Buying an investment property gets all the attention. Knowing when to let one go is the harder skill and it's the one Megan and Jeremy Craig have just put to work.
Nine years ago, the couple were forklift drivers living in Jeremy's parents' garage, broke by the end of most weeks. This year, they sold three of their twelve rental homes and used the proceeds to clear the mortgage on their own place.
The rule they stuck to
They didn't sell on a hunch. Working with strategy firm Infinity Group, the Craigs bought into growth corridors like Ipswich and Toowoomba and set themselves a simple discipline: hold until the property has effectively doubled — through rental income and resale price combined — then reassess.

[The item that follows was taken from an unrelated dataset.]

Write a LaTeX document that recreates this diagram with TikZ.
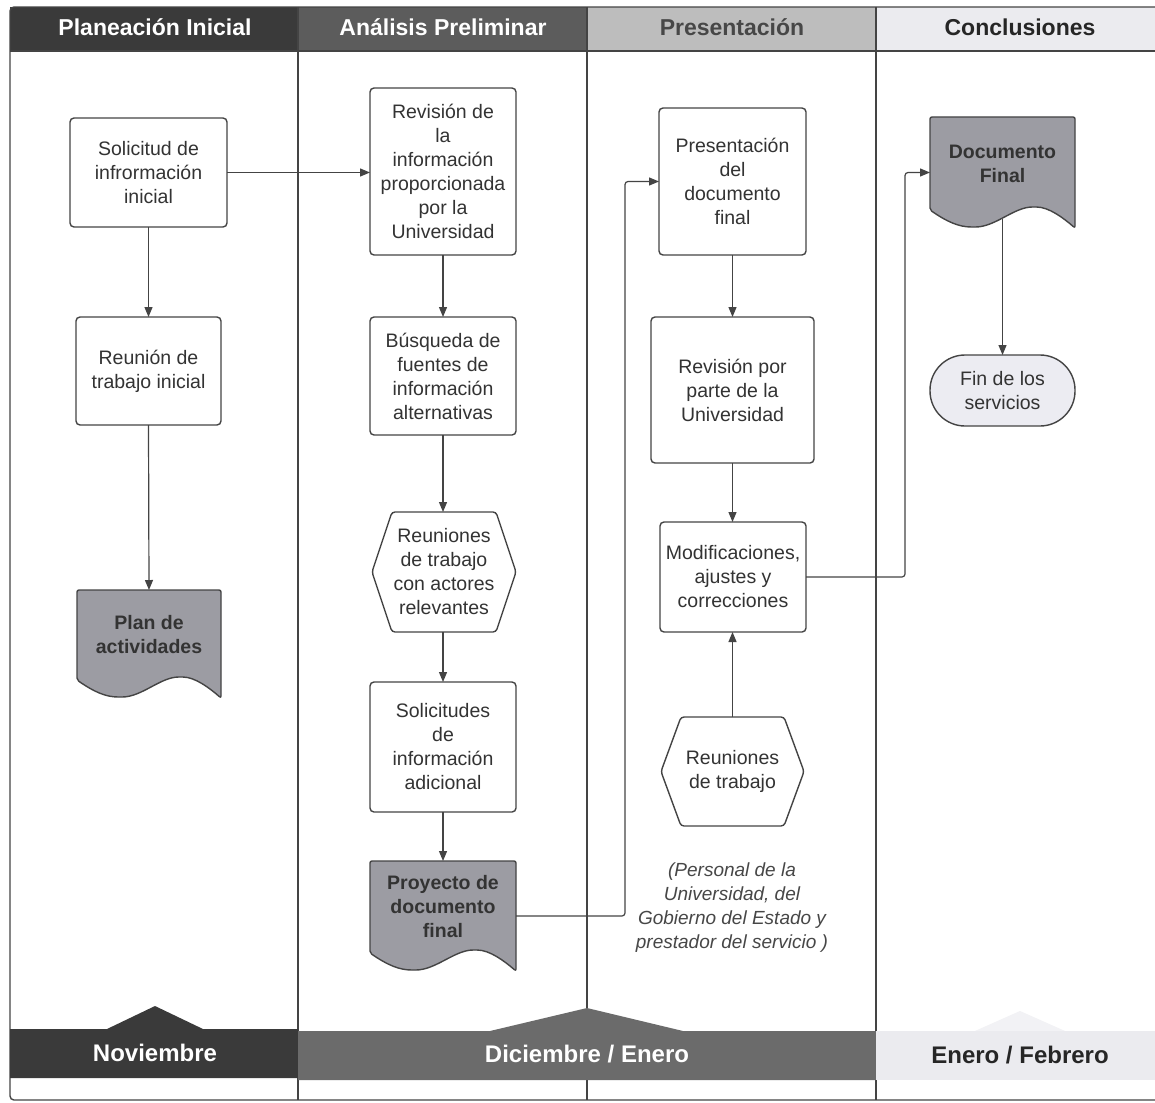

It took patience. One property, Jeremy recalls, had cows grazing in the back paddock when they bought it. They assumed it would be their dud. It became their best performer. A dual-income home in Redbank, purchased for $499,900 in 2019, sold in 2026 for $949,000.
Infinity CEO Graeme Holm says the trigger point is usually the same: sell when the profit is enough to meaningfully wipe out the debt on your own home. From there, investors can either sit debt-free or redeploy into the next purchase.
The wider picture
The Craigs are part of a bigger shift. FoundIt data shows Queensland shed 12,929 rental bedrooms between 2024 and 2026, with landlords exiting faster than new ones arrive, 993 leaving in May against just 661 replacing them.
The Craigs, for their part, aren't leaving. They've simply traded debt for breathing room and kept the other nine.